Items from a data source:
┄┄┄┄┄┄┄┄┄┄┄┄┄┄┄┄┄┄┄┄

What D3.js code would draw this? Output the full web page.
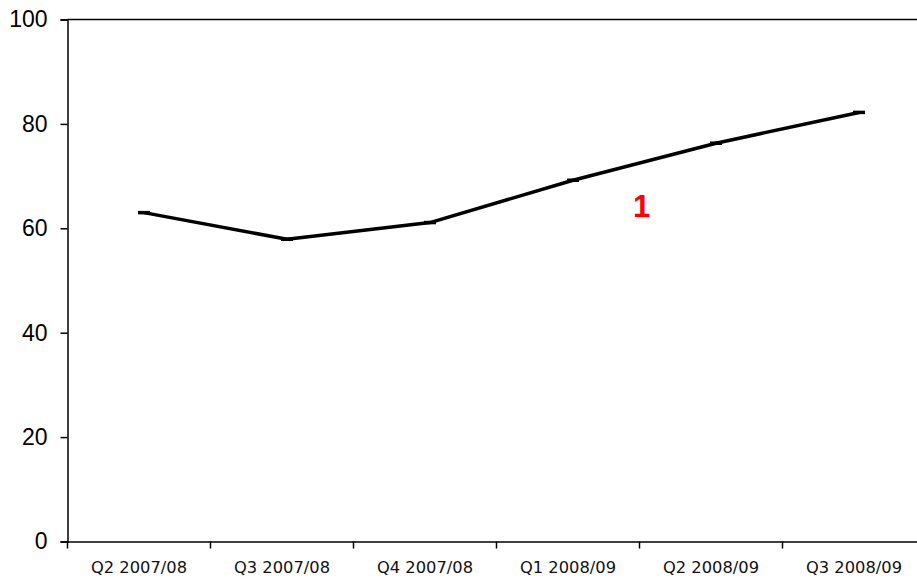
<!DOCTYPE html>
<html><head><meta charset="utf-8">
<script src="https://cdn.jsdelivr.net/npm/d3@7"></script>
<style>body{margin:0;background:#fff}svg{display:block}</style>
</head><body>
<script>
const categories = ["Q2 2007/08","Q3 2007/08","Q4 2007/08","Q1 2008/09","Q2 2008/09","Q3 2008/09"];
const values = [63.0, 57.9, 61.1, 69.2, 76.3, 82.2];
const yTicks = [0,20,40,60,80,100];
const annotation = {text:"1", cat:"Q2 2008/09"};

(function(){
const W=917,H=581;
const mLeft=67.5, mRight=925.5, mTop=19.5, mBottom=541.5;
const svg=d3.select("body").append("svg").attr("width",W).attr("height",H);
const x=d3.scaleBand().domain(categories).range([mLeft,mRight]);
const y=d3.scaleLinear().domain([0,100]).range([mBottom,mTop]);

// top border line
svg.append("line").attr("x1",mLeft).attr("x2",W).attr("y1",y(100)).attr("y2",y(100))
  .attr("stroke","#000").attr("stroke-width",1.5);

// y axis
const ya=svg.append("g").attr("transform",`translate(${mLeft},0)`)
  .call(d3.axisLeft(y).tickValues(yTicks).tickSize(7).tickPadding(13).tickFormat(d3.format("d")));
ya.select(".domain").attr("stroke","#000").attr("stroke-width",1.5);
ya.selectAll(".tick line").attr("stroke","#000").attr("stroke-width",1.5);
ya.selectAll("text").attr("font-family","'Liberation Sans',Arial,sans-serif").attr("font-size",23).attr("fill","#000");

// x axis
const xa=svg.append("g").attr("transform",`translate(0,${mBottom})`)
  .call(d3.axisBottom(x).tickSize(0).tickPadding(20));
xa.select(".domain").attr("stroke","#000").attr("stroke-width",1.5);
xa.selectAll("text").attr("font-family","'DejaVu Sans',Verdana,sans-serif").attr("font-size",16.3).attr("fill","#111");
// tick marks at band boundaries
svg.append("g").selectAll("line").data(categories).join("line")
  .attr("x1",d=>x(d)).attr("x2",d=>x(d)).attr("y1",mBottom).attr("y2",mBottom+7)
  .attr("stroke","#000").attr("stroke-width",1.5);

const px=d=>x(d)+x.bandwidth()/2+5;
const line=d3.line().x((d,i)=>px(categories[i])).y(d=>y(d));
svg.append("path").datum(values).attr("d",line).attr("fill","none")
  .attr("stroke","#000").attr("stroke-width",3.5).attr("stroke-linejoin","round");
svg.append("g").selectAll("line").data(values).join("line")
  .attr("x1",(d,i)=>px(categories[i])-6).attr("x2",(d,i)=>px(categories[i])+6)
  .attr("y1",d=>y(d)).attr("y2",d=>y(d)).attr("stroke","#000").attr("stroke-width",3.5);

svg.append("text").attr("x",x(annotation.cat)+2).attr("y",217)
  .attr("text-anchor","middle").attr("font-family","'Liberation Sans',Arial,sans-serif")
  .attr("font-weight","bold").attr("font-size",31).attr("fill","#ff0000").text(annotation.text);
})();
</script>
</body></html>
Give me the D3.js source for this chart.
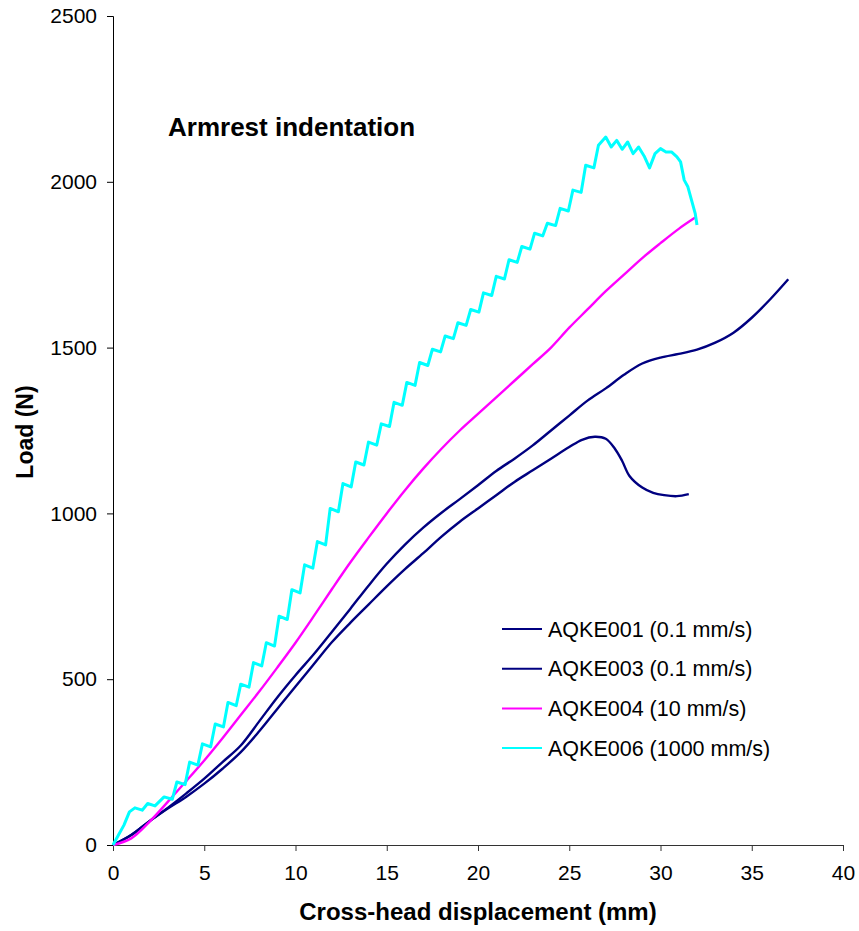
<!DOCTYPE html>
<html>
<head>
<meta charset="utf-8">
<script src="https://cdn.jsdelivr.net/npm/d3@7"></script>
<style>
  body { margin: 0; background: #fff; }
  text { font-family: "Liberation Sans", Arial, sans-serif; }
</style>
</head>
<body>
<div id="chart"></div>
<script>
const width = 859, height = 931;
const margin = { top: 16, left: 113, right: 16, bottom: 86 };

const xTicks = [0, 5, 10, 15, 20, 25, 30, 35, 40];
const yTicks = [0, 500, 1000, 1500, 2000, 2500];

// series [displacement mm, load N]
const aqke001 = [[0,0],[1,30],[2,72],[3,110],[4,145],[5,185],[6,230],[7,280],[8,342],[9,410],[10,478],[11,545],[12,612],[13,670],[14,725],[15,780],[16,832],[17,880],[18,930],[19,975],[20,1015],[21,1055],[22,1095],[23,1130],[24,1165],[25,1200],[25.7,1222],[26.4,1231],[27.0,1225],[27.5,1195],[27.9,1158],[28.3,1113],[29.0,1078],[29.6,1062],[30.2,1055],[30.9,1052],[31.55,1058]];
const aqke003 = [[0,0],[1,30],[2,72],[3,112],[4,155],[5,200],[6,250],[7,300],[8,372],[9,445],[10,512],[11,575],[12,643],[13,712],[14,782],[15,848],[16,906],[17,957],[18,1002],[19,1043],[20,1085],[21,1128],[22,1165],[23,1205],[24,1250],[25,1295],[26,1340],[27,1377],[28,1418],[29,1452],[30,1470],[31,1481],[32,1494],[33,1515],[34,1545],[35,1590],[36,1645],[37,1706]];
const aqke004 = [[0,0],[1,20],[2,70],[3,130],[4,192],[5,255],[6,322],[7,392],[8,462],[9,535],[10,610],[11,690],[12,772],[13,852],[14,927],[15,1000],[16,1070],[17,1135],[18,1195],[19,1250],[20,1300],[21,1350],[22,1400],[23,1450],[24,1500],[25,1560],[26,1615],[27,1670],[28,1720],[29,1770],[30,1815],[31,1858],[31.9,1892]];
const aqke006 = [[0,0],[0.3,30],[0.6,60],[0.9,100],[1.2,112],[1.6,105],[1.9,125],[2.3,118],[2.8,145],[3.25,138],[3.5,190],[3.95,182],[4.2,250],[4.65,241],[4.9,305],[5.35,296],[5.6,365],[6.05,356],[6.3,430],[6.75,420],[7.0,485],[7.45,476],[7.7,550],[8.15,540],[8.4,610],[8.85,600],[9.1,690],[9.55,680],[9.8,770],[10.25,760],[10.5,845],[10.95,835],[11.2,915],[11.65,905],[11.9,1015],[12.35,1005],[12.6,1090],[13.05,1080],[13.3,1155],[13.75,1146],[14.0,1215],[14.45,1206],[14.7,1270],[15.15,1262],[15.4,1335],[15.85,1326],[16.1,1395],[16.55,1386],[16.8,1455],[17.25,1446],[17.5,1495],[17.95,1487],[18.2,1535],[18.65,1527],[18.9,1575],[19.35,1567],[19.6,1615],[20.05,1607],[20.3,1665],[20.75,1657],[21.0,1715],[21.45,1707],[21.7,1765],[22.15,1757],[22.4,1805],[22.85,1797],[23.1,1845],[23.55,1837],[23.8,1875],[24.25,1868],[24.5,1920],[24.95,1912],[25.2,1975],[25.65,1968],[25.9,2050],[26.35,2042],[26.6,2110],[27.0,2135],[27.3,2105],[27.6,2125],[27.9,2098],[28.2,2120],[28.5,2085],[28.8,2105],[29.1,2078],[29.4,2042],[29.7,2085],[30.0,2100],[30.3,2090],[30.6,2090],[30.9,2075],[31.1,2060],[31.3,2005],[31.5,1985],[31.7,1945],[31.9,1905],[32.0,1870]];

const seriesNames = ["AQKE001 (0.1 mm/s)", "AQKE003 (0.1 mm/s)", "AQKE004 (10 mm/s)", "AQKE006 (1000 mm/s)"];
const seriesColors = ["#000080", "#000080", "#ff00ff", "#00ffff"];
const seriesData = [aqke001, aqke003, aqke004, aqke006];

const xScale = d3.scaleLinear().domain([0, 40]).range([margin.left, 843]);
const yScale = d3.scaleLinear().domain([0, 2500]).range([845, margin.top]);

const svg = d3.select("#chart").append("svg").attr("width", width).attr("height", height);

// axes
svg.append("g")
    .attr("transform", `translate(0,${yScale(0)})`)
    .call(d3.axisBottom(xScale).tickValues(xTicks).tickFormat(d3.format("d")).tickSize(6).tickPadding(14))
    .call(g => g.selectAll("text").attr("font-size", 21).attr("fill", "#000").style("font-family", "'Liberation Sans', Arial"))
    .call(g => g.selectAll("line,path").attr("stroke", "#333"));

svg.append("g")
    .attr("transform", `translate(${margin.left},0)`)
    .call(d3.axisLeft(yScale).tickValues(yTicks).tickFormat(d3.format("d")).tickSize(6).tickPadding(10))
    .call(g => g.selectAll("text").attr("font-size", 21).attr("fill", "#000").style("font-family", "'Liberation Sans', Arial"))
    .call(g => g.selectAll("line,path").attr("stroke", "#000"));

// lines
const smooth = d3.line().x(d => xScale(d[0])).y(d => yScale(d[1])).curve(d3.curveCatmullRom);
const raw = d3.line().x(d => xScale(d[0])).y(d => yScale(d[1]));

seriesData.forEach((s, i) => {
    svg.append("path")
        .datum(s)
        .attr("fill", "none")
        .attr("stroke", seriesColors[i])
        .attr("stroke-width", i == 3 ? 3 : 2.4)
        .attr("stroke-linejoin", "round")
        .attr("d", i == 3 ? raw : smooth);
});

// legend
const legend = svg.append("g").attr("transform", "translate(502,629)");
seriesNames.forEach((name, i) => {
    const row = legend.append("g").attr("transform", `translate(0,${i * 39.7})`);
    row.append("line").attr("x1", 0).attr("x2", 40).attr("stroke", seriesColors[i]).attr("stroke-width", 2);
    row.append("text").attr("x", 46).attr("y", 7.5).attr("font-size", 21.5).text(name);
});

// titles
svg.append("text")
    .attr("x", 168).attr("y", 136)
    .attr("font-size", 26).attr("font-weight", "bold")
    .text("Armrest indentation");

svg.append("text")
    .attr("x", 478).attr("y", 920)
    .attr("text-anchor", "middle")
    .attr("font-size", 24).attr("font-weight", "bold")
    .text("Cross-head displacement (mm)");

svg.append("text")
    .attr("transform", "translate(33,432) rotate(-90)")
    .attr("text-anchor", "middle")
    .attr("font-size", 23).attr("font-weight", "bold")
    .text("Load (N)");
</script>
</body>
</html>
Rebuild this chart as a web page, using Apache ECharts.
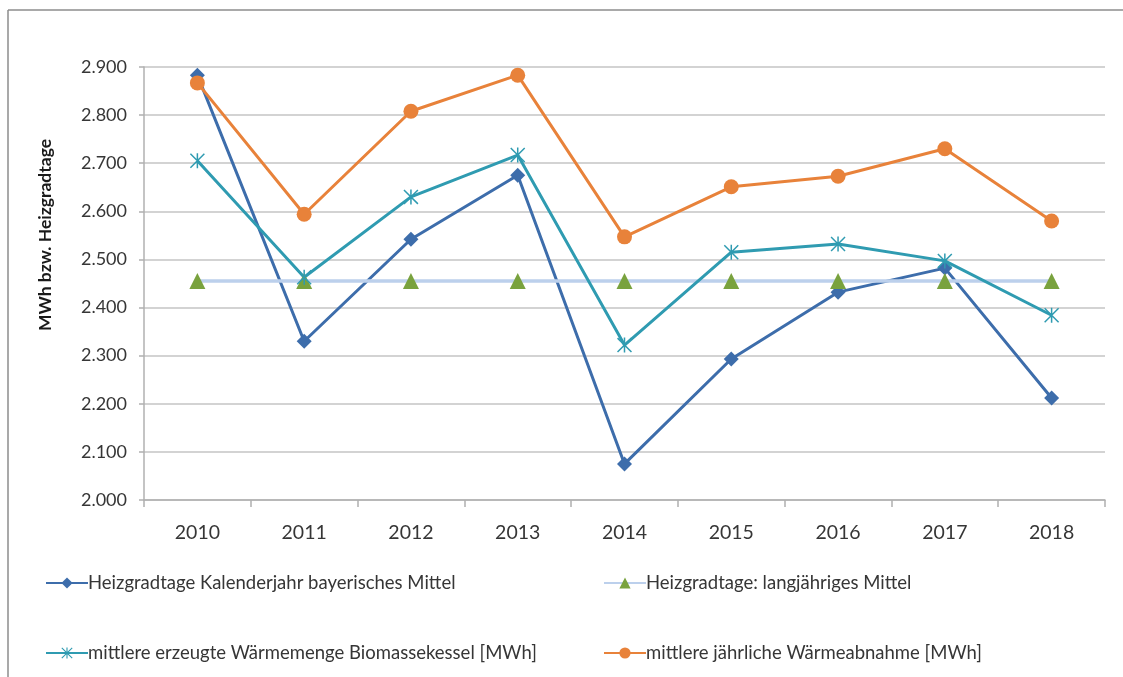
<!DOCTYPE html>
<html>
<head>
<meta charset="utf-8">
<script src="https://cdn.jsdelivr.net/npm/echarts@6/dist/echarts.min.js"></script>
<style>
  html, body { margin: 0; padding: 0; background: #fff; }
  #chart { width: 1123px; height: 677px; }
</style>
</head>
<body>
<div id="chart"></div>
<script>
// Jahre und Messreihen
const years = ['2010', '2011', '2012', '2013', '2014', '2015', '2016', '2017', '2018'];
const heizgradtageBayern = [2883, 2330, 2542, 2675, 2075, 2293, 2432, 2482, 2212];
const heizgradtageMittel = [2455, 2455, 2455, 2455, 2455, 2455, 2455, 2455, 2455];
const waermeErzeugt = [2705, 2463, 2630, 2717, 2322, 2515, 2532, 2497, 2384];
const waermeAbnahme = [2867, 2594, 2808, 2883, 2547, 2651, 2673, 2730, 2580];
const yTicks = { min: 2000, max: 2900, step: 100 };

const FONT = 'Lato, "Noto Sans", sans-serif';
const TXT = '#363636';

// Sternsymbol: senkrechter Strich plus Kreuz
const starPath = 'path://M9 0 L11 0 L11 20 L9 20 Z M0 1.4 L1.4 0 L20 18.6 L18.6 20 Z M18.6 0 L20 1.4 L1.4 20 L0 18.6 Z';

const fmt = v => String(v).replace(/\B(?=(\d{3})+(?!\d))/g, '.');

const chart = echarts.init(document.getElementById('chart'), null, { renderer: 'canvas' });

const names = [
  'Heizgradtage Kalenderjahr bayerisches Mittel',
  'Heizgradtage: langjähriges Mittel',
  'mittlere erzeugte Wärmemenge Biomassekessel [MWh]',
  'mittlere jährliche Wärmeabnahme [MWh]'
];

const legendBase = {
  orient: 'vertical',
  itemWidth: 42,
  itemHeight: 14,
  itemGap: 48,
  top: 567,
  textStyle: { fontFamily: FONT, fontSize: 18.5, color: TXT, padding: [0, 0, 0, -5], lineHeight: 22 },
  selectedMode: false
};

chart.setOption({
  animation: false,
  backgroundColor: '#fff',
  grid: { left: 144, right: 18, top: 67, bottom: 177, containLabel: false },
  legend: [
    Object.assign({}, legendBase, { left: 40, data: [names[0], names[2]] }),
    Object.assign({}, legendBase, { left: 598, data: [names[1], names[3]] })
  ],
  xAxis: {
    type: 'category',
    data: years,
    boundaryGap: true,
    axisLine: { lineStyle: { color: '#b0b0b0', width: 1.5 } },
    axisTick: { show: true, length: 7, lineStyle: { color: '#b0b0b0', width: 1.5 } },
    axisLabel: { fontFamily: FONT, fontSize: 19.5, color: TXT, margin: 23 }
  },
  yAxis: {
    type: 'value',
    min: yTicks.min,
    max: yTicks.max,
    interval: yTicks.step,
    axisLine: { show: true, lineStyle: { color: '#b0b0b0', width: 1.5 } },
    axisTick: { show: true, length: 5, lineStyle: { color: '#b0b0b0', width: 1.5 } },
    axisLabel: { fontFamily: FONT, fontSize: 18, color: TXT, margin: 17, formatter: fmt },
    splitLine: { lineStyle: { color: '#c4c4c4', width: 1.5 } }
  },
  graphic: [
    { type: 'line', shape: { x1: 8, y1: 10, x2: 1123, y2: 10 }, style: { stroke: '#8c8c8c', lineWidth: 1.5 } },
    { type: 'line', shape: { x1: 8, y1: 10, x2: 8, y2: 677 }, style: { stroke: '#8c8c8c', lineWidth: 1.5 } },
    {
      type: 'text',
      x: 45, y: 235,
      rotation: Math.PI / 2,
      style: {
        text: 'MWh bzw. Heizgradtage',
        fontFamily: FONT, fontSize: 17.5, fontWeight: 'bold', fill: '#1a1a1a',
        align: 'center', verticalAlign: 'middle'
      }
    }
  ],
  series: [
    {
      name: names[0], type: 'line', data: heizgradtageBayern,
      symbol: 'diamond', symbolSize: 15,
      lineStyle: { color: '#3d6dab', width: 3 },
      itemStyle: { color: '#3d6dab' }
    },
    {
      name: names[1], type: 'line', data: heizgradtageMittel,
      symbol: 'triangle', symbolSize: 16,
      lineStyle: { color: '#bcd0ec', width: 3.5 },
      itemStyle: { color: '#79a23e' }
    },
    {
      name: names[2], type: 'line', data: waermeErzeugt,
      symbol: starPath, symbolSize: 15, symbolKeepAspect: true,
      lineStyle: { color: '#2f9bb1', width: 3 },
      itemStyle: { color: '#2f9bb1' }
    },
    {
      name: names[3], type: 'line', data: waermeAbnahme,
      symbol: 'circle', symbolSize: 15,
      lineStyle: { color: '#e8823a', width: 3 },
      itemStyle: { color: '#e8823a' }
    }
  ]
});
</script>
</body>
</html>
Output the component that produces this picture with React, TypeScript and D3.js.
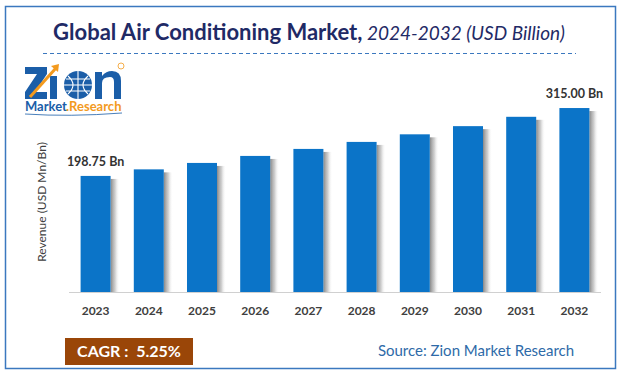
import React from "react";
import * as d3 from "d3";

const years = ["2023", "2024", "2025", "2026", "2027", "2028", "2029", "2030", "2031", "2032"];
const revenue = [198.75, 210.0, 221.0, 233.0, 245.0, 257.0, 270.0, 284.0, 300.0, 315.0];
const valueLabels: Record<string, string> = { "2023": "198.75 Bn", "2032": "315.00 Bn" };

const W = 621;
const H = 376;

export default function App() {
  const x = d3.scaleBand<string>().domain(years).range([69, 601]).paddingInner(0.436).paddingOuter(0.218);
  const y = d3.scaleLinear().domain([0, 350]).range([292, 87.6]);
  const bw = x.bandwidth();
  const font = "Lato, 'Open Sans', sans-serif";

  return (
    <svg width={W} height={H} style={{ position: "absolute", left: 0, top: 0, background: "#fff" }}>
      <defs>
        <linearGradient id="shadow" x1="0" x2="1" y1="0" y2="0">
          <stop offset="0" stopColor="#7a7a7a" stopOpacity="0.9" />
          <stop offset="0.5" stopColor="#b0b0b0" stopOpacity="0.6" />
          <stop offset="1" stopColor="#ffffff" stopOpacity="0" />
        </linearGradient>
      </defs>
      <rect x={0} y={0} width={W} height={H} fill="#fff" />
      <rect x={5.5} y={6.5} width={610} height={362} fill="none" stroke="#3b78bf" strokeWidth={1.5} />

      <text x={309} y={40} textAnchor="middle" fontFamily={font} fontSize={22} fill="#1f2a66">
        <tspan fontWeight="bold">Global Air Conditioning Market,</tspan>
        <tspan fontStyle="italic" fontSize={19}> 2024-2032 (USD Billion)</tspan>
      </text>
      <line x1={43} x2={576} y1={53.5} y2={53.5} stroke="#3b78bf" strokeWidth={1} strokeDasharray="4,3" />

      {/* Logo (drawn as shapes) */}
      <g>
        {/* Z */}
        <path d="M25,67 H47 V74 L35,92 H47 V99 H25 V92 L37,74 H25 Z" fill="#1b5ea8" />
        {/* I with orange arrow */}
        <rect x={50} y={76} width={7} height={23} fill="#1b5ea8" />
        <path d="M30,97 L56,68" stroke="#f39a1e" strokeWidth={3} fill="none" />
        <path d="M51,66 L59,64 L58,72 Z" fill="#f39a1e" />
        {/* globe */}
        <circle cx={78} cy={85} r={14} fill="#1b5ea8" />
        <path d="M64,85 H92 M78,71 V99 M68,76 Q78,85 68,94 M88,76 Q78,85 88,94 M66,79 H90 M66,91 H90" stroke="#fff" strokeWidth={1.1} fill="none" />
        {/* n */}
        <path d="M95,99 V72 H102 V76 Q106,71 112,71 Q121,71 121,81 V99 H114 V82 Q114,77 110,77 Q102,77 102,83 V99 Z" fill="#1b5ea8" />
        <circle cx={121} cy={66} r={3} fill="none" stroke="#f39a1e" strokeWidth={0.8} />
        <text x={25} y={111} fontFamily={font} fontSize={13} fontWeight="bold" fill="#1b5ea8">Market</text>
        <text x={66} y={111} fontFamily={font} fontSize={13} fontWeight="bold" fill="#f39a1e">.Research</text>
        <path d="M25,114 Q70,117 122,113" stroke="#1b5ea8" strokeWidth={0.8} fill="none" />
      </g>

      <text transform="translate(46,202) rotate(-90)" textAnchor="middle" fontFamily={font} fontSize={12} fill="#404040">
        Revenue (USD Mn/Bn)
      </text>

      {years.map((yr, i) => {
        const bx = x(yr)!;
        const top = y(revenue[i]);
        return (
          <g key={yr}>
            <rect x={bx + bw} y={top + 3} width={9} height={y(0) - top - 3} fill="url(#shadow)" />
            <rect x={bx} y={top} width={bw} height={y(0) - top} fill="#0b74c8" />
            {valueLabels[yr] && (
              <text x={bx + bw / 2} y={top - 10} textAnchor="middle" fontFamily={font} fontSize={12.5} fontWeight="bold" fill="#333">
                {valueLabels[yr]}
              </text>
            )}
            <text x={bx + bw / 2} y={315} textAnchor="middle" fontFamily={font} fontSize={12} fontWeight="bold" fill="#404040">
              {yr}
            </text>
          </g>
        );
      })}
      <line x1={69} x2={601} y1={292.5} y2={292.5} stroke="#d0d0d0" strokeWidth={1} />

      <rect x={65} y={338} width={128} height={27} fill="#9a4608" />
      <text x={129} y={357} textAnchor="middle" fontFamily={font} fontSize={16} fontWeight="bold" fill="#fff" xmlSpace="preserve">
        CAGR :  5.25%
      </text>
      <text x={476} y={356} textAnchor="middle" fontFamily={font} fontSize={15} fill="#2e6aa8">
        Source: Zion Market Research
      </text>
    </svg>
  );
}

┄┄┄┄┄┄┄┄┄┄┄┄┄┄┄┄┄┄┄┄

*Task brief*: Please quote only the span of lines whose first line contains "Output the component" and whose last line contains "const H = 376;", leaving every picture out.

*Exercise result*:
Output the component that produces this picture with React, TypeScript and D3.js.
import React from "react";
import * as d3 from "d3";

const years = ["2023", "2024", "2025", "2026", "2027", "2028", "2029", "2030", "2031", "2032"];
const revenue = [198.75, 210.0, 221.0, 233.0, 245.0, 257.0, 270.0, 284.0, 300.0, 315.0];
const valueLabels: Record<string, string> = { "2023": "198.75 Bn", "2032": "315.00 Bn" };

const W = 621;
const H = 376;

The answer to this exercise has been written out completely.